Related crimes have risen as well — 1,467 cases of illicit trading in antiquities and 130 attempts to smuggle antiquities abroad. At least 35 people have been killed in incidents connected to illegal digs, including 10 buried alive in the southern city of Naga Hamadi in March when the hole they dug in the ground caved in. Others were killed in disputes when thieves fell out over sharing the finds, according to Interior Ministry officials familiar with the incidents. They spoke on condition of anonymity because they were not authorized to talk to the press.
Those are just the crimes that police uncovered.
In their digs, fortune hunters pick spots that are just outside major archaeological sites in hopes that treasures can be found some distance beyond their parameters. Others dig in areas set aside for future excavations by the Supreme Council of Antiquities, Egypt's top state archaeological agency.
Last month, police arrested two men who lived just behind the temple of Khnum in the southern town of Esna for illegally digging under their homes. Police said they found a 10-meter (10-yard) deep hole under the houses with hieroglyphic inscriptions dating to the Ptolemaic dynasty as well as ancient clay pots.
Farther south in the Nile-side city of Aswan, police last month arrested a government employee who also dug under his house, uncovering clay pots, an incense urn and tablets bearing images of lotus flowers.
The ministry officials said the surge reflects in part the failure of the police to fully take charge of security after they melted away on 28 January last year, after deadly clashes with protesters on the fourth day of the 18-day anti-Mubarak uprising. Since then, many police have been balking at investigating crimes and pursuing criminals, whether out of resentment over the "revolution" or because of the continued lack of strong political authority.
The night of 28 January, thieves broke into the Egyptian Museum, located on the edge of Tahrir Square, the epicenter of the anti-regime uprising and scene of some of the bloodiest clashes between protesters and Mubarak's hated police. The robbers made off with 51 pieces that were on display — of which 29 have since been recovered. The most valuable stolen piece, a statue of the Pharaoh Akhenaten, was found by a 16-year-old protester and his family returned it to the museum, the antiquities ministry said at the time.
Soon after Mubarak's 11 February 2011 ouster, the officials said, a Jordanian man was caught trying to smuggle as many as 3,753 artifacts out of Egypt. These, they said, included 48 ancient Egyptian statutes, Roman Age coins and 45 pieces of jewelry dating from the medieval years of the Islamic era.
The months that followed saw a rash of break-ins at antiquity storehouses around the country.
"At the end, it's a question of security," said Ahmed Mustafa, who until December headed a government department tasked with recovering stolen artifacts. "The robberies of the warehouses took place in broad daylight by armed thieves. Some were raided twice," said Mustafa, who now lectures on archaeology at a private Cairo college.
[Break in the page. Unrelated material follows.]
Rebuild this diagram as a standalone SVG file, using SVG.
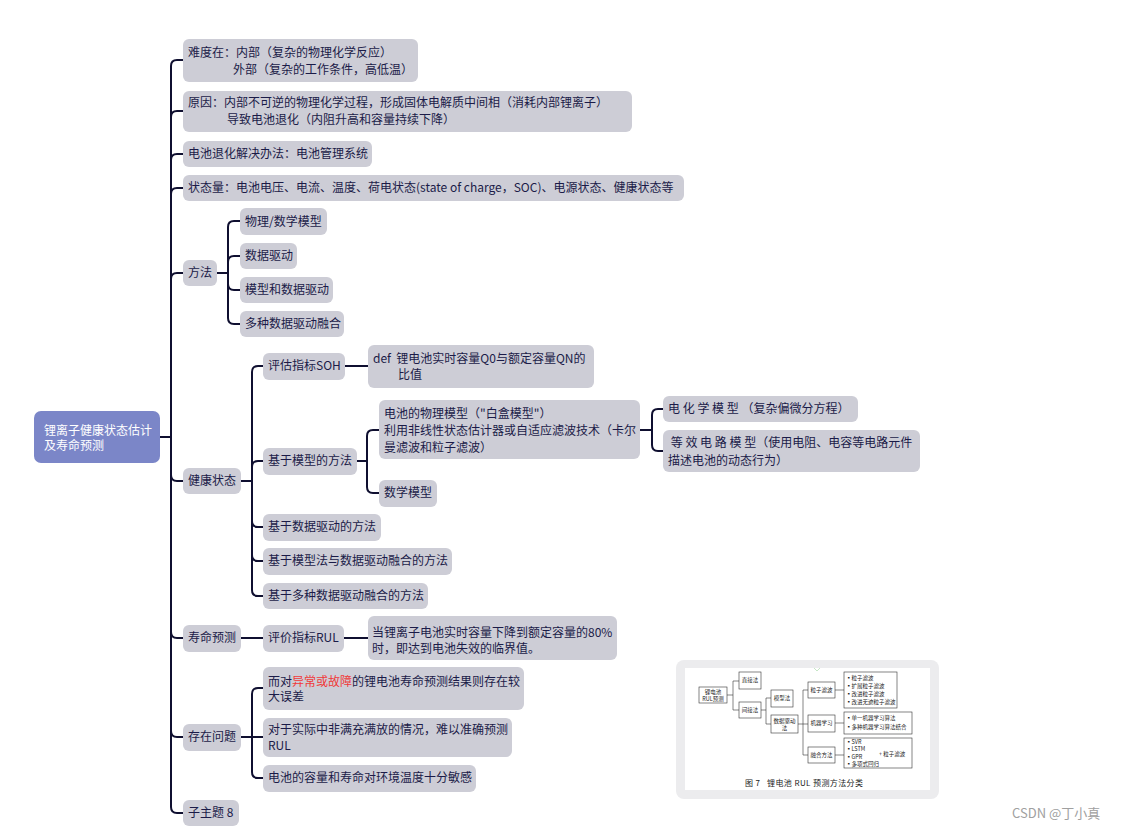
<svg xmlns="http://www.w3.org/2000/svg" width="1126" height="831" viewBox="0 0 1126 831">
<style>
.n{fill:#cdcdd6}
.t{font-family:"Noto Sans CJK SC","Noto Sans",sans-serif;font-size:12px;fill:#1b1b48}
.r{fill:#f03a3a}
.c{stroke:#0f0f30;stroke-width:2;fill:none}
.fb{fill:#fff;stroke:#333;stroke-width:0.6}
.fl{stroke:#333;stroke-width:0.6;fill:none}
.ft{font-family:"Noto Sans CJK SC",sans-serif;font-size:5.5px;fill:#222}
.fm{text-anchor:middle}
</style>
<rect width="1126" height="831" fill="#fff"/>

<g id="connectors">
  <path class="c" d="M160,437 H171"/>
  <path class="c" d="M171,66 V807"/>
  <path class="c" d="M171,66 Q171,60 177,60 H183"/>
  <path class="c" d="M171,117 Q171,111 177,111 H183"/>
  <path class="c" d="M171,160 Q171,154 177,154 H183"/>
  <path class="c" d="M171,194 Q171,188 177,188 H183"/>
  <path class="c" d="M171,279 Q171,273 177,273 H183"/>
  <path class="c" d="M171,475 Q171,481 177,481 H183"/>
  <path class="c" d="M171,632 Q171,638 177,638 H183"/>
  <path class="c" d="M171,731 Q171,737 177,737 H183"/>
  <path class="c" d="M171,807 Q171,813 177,813 H183"/>

  <path class="c" d="M217,273 H228"/>
  <path class="c" d="M228,227 V318"/>
  <path class="c" d="M228,227 Q228,221 234,221 H240"/>
  <path class="c" d="M228,262 Q228,256 234,256 H240"/>
  <path class="c" d="M228,284 Q228,290 234,290 H240"/>
  <path class="c" d="M228,318 Q228,324 234,324 H240"/>

  <path class="c" d="M241,481 H252"/>
  <path class="c" d="M252,372 V590"/>
  <path class="c" d="M252,372 Q252,366 258,366 H263"/>
  <path class="c" d="M252,467 Q252,461 258,461 H263"/>
  <path class="c" d="M252,521 Q252,527 258,527 H263"/>
  <path class="c" d="M252,555 Q252,561 258,561 H263"/>
  <path class="c" d="M252,590 Q252,596 258,596 H263"/>
  <path class="c" d="M345,366 H368"/>

  <path class="c" d="M357,461 H367"/>
  <path class="c" d="M367,436 V487"/>
  <path class="c" d="M367,436 Q367,430 373,430 H379"/>
  <path class="c" d="M367,487 Q367,493 373,493 H379"/>

  <path class="c" d="M640,430 H652"/>
  <path class="c" d="M652,415 V445"/>
  <path class="c" d="M652,415 Q652,409 658,409 H663"/>
  <path class="c" d="M652,445 Q652,451 658,451 H663"/>

  <path class="c" d="M241,638 H263"/>
  <path class="c" d="M344,638 H368"/>

  <path class="c" d="M241,737 H263"/>
  <path class="c" d="M252,694 V772"/>
  <path class="c" d="M252,694 Q252,688 258,688 H263"/>
  <path class="c" d="M252,772 Q252,778 258,778 H263"/>
</g>

<g id="root">
  <rect x="34" y="411" width="126" height="52" rx="7" fill="#7b86c8"/>
  <text class="t" x="44" y="435" style="fill:#fff">锂离子健康状态估计</text>
  <text class="t" x="44" y="450" style="fill:#fff">及寿命预测</text>
</g>

<g id="n-difficulty">
  <rect class="n" x="183" y="39" width="235" height="43" rx="6"/>
  <text class="t" x="188" y="57">难度在：内部（复杂的物理化学反应）</text>
  <text class="t" x="233" y="74">外部（复杂的工作条件，高低温）</text>
</g>
<g id="n-reason">
  <rect class="n" x="183" y="91" width="449" height="41" rx="6"/>
  <text class="t" x="188" y="107">原因：内部不可逆的物理化学过程，形成固体电解质中间相（消耗内部锂离子）</text>
  <text class="t" x="227" y="124">导致电池退化（内阻升高和容量持续下降）</text>
</g>
<g id="n-solution">
  <rect class="n" x="183" y="141" width="189" height="26" rx="6"/>
  <text class="t" x="188" y="158">电池退化解决办法：电池管理系统</text>
</g>
<g id="n-state">
  <rect class="n" x="183" y="175" width="501" height="26" rx="6"/>
  <text class="t" x="188" y="192">状态量：电池电压、电流、温度、荷电状态(state of charge，SOC)、电源状态、健康状态等</text>
</g>

<g id="n-method">
  <rect class="n" x="183" y="260" width="34" height="26" rx="6"/>
  <text class="t" x="188" y="277">方法</text>
</g>
<g id="n-method-1">
  <rect class="n" x="240" y="208" width="87" height="27" rx="6"/>
  <text class="t" x="245" y="226">物理/数学模型</text>
</g>
<g id="n-method-2">
  <rect class="n" x="240" y="243" width="57" height="26" rx="6"/>
  <text class="t" x="245" y="260">数据驱动</text>
</g>
<g id="n-method-3">
  <rect class="n" x="240" y="277" width="93" height="26" rx="6"/>
  <text class="t" x="245" y="294">模型和数据驱动</text>
</g>
<g id="n-method-4">
  <rect class="n" x="240" y="311" width="104" height="26" rx="6"/>
  <text class="t" x="245" y="328">多种数据驱动融合</text>
</g>

<g id="n-health">
  <rect class="n" x="183" y="468" width="58" height="26" rx="6"/>
  <text class="t" x="188" y="485">健康状态</text>
</g>
<g id="n-soh">
  <rect class="n" x="263" y="353" width="82" height="27" rx="6"/>
  <text class="t" x="268" y="370">评估指标SOH</text>
</g>
<g id="n-soh-def">
  <rect class="n" x="368" y="345" width="226" height="43" rx="6"/>
  <text class="t" x="373" y="363" xml:space="preserve">def  锂电池实时容量Q0与额定容量QN的</text>
  <text class="t" x="398" y="379">比值</text>
</g>
<g id="n-model-based">
  <rect class="n" x="263" y="448" width="94" height="27" rx="6"/>
  <text class="t" x="268" y="465">基于模型的方法</text>
</g>
<g id="n-physical">
  <rect class="n" x="379" y="400" width="261" height="59" rx="6"/>
  <text class="t" x="384" y="418">电池的物理模型（"白盒模型"）</text>
  <text class="t" x="384" y="435">利用非线性状态估计器或自适应滤波技术（卡尔</text>
  <text class="t" x="384" y="452">曼滤波和粒子滤波）</text>
</g>
<g id="n-electrochem">
  <rect class="n" x="663" y="396" width="195" height="26" rx="6"/>
  <text class="t" x="668" y="413" xml:space="preserve">电 化 学 模 型 （复杂偏微分方程）</text>
</g>
<g id="n-circuit">
  <rect class="n" x="663" y="430" width="257" height="42" rx="6"/>
  <text class="t" x="668" y="447" xml:space="preserve"> 等 效 电 路 模 型（使用电阻、电容等电路元件</text>
  <text class="t" x="668" y="465">描述电池的动态行为）</text>
</g>
<g id="n-math">
  <rect class="n" x="379" y="480" width="58" height="27" rx="6"/>
  <text class="t" x="384" y="497">数学模型</text>
</g>
<g id="n-data">
  <rect class="n" x="263" y="514" width="118" height="27" rx="6"/>
  <text class="t" x="268" y="531">基于数据驱动的方法</text>
</g>
<g id="n-fusion">
  <rect class="n" x="263" y="548" width="189" height="27" rx="6"/>
  <text class="t" x="268" y="565">基于模型法与数据驱动融合的方法</text>
</g>
<g id="n-multi">
  <rect class="n" x="263" y="583" width="165" height="26" rx="6"/>
  <text class="t" x="268" y="600">基于多种数据驱动融合的方法</text>
</g>

<g id="n-life">
  <rect class="n" x="183" y="625" width="58" height="27" rx="6"/>
  <text class="t" x="188" y="642">寿命预测</text>
</g>
<g id="n-rul">
  <rect class="n" x="263" y="625" width="81" height="27" rx="6"/>
  <text class="t" x="268" y="642">评价指标RUL</text>
</g>
<g id="n-rul-def">
  <rect class="n" x="368" y="616" width="249" height="44" rx="6"/>
  <text class="t" x="372" y="637">当锂离子电池实时容量下降到额定容量的80%</text>
  <text class="t" x="372" y="653">时，即达到电池失效的临界值。</text>
</g>

<g id="n-problem">
  <rect class="n" x="183" y="724" width="58" height="27" rx="6"/>
  <text class="t" x="188" y="741">存在问题</text>
</g>
<g id="n-problem-1">
  <rect class="n" x="263" y="667" width="261" height="43" rx="6"/>
  <text class="t" x="268" y="686">而对<tspan class="r">异常或故障</tspan>的锂电池寿命预测结果则存在较</text>
  <text class="t" x="268" y="701">大误差</text>
</g>
<g id="n-problem-2">
  <rect class="n" x="263" y="718" width="249" height="39" rx="6"/>
  <text class="t" x="268" y="734">对于实际中非满充满放的情况，难以准确预测</text>
  <text class="t" x="268" y="750">RUL</text>
</g>
<g id="n-problem-3">
  <rect class="n" x="263" y="765" width="213" height="27" rx="6"/>
  <text class="t" x="268" y="782">电池的容量和寿命对环境温度十分敏感</text>
</g>
<g id="n-sub8">
  <rect class="n" x="183" y="800" width="56" height="26" rx="6"/>
  <text class="t" x="188" y="817">子主题 8</text>
</g>

<g id="figure">
  <rect x="676" y="660" width="263" height="139" rx="8" fill="#ececee"/>
  <rect x="685" y="668" width="245" height="122" fill="#fff"/>
  <polyline points="814,668 817,671 820,668" fill="none" stroke="#b8e0b8" stroke-width="0.8"/>
  <path class="fl" d="M727,695 H733 M733,681 V710 M733,681 H739 M733,710 H739 M761,710 H766 M766,698 V724 M766,698 H771 M766,724 H771 M798,724 H803 M803,690 V755 M803,690 H808 M803,724 H808 M803,755 H808 M835,690 H844 M835,723 H844 M835,755 H844"/>
  <rect class="fb" x="699" y="687" width="28" height="16"/>
  <text class="ft fm" x="713" y="694">锂电池</text>
  <text class="ft fm" x="713" y="701">RUL预测</text>
  <rect class="fb" x="739" y="672" width="22" height="17"/>
  <text class="ft fm" x="750" y="682">直接法</text>
  <rect class="fb" x="739" y="702" width="22" height="16"/>
  <text class="ft fm" x="750" y="712">间接法</text>
  <rect class="fb" x="771" y="690" width="22" height="17"/>
  <text class="ft fm" x="782" y="700">模型法</text>
  <rect class="fb" x="771" y="715" width="27" height="18"/>
  <text class="ft fm" x="784.5" y="723">数据驱动</text>
  <text class="ft fm" x="784.5" y="730">法</text>
  <rect class="fb" x="808" y="682" width="27" height="16"/>
  <text class="ft fm" x="821.5" y="692">粒子滤波</text>
  <rect class="fb" x="808" y="715" width="27" height="17"/>
  <text class="ft fm" x="821.5" y="725">机器学习</text>
  <rect class="fb" x="808" y="747" width="27" height="16"/>
  <text class="ft fm" x="821.5" y="757">融合方法</text>
  <rect class="fb" x="844" y="672" width="53" height="36"/>
  <text class="ft" x="846" y="680">▪粒子滤波</text>
  <text class="ft" x="846" y="688">▪扩展粒子滤波</text>
  <text class="ft" x="846" y="696">▪改进粒子滤波</text>
  <text class="ft" x="846" y="704">▪改进无迹粒子滤波</text>
  <rect class="fb" x="844" y="712" width="68" height="22"/>
  <text class="ft" x="846" y="720">▪单一机器学习算法</text>
  <text class="ft" x="846" y="729">▪多种机器学习算法结合</text>
  <rect class="fb" x="844" y="738" width="68" height="30"/>
  <text class="ft" x="846" y="744">▪SVR</text>
  <text class="ft" x="846" y="751">▪LSTM</text>
  <text class="ft" x="846" y="759">▪GPR</text>
  <text class="ft" x="846" y="766">▪多项式回归</text>
  <text class="ft" x="879" y="756">+ 粒子滤波</text>
  <text class="ft" x="745" y="786" style="font-size:8px" textLength="118" lengthAdjust="spacing" xml:space="preserve">图 7   锂电池 RUL 预测方法分类</text>
</g>

<text id="watermark" x="1012" y="818" style="font-family:'Noto Sans CJK SC','Noto Sans',sans-serif;font-size:13px;fill:#a0a0a0">CSDN @丁小真</text>
</svg>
One of the largest warehouse thefts took place a year ago in the Sinai city of Qantara, from which roughly 800 artifacts were stolen or damaged by thieves. The pieces, according to regional antiquities chief Mohammed Abdel-Maqsoud, were mostly clay pots, bronze coins and spears dating back to pharaonic and Islamic items.
Nearly 300 of these have been recovered, he said.
Now that security has been beefed up at most warehouses, thieves have turned to digging.
Mansour Bureik, the chief archaeologist in the Luxor area, said there was little chance treasure hunters would run across gold and gems that they dream of — which are found only in royal or aristocratic tombs.
But Galal Mouawad, a senior archaeologist in the Giza area, said the potential for lucky strikes exist just about anywhere in the country.
"Egyptians have over the centuries settled anywhere in Egypt until they have finally settled along the banks of the Nile," he said. "There is something valuable to be found anywhere."